Unemployment may trigger heart attacks, study suggests

A man waits to see a prospective employer at a job fair Aug. 2, 2012, in New York City. Getty Images

Could unemployment woes be contributing to added heart risks for some Americans?

A new study from Duke University researchers finds older American workers who lost a job may be about 20 percent more likely to suffer a heart attack, a percentage that climbs as job losses mount.

The overall heart attack risk however remains small, but for some of those in the study who already were at risk because of an unhealthy habits, it may be enough to cause a heart attack .

"Any significant additional risk is important," said Dr. Matthew Dupre, an assistant professor of medicine at Duke University School of Medicine in Durham, N.C. and lead author of the study.

For the study, researchers analyzed data on more than 13,000 U.S. men and women who were between 51 and 75 and were part of an ongoing health and retirement survey partly sponsored by the National Institute on Aging.

Participants were interviewed every two years from 1992 through 2010, and were asked about their job history, employment status and recent heart attacks. People who'd had heart attacks before the study began were excluded and retirement was not considered unemployment.

The researchers found almost 70 percent of participants experienced at least one job loss, or period of unemployment after working at a job, and at least 10 percent had four or more job losses before and/or during the study period.

They then identified 1,061 heart attacks among study participants. An analysis revealed that those with at least one job loss were 22 percent more likely to have a heart attack than those who never lost a job, while those with at least four job losses were 60 percent more likely to suffer a heart attack than those who were employed throughout the study. Risk was similar for men and women.

The risk increase from losing multiple jobs were not huge, and were comparable to those caused by smoking, high blood pressure and other conditions that are bad for the heart, according to the researchers.

However many participants already faced increased risks for a heart attack because of other factors like obesity, high blood pressure or lack of exercise.

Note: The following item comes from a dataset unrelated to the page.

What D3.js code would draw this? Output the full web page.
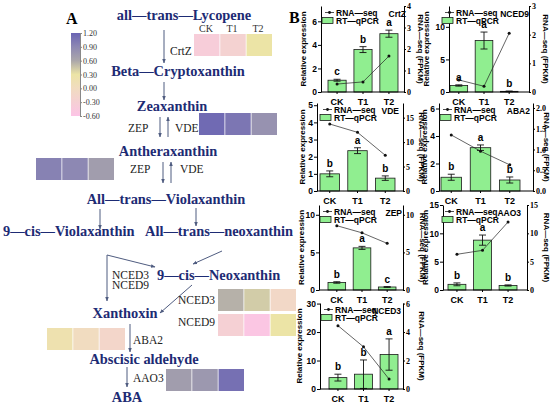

The new analysis also had several limitations. The data show periods of unemployment but doesn't indicate whether people were fired, laid off, out of work while switching jobs, or had voluntarily left a job. The researchers considered all of these situations "job losses," but it's likely the greatest risks for heart attacks were from being fired or laid off, said Dupre.

Sarah Burgard, a University of Michigan researcher who has studied the relationship between job loss and health but was not involved in the study, called the research solid but said it would be important to know the reason for the unemployment.

"There probably are differences in consequences of job loss when it's voluntary or more or less expected" and when it comes as a sudden shock, said Burgard.

The study appears in the Nov. 19 issue of Archives of Internal Medicine. An editorial in the journal says the study adds to decades of research linking job loss with health effects and that research should now turn to examining how and why that happens.

A 2009 Harvard School of Public Health study found people who lost a job through no fault of their own were more likely to develop diabetes, high blood pressure or heart disease over the next year and a half than those who didn't, the New York Times reported.

Theories for the link include that the stress of losing a job may trigger a heart attack in people with clogged arteries or heart disease; and that the unemployed lose health insurance and access to medical care that can help keep them healthy, Burgard said.

Having a job may not always benefit health either. This past July, a study in PLoS One found women with high-stress jobs were almost 70 percent more likely to have a heart attack than those with lower-strain jobs.

Recent research in the British Medical Journal also found that shift-work employees who work overnights or have an irregular work schedule were about 23 percent more likely to have a heart attack and 5 percent more likely to suffer a stroke than those who worked normal hours.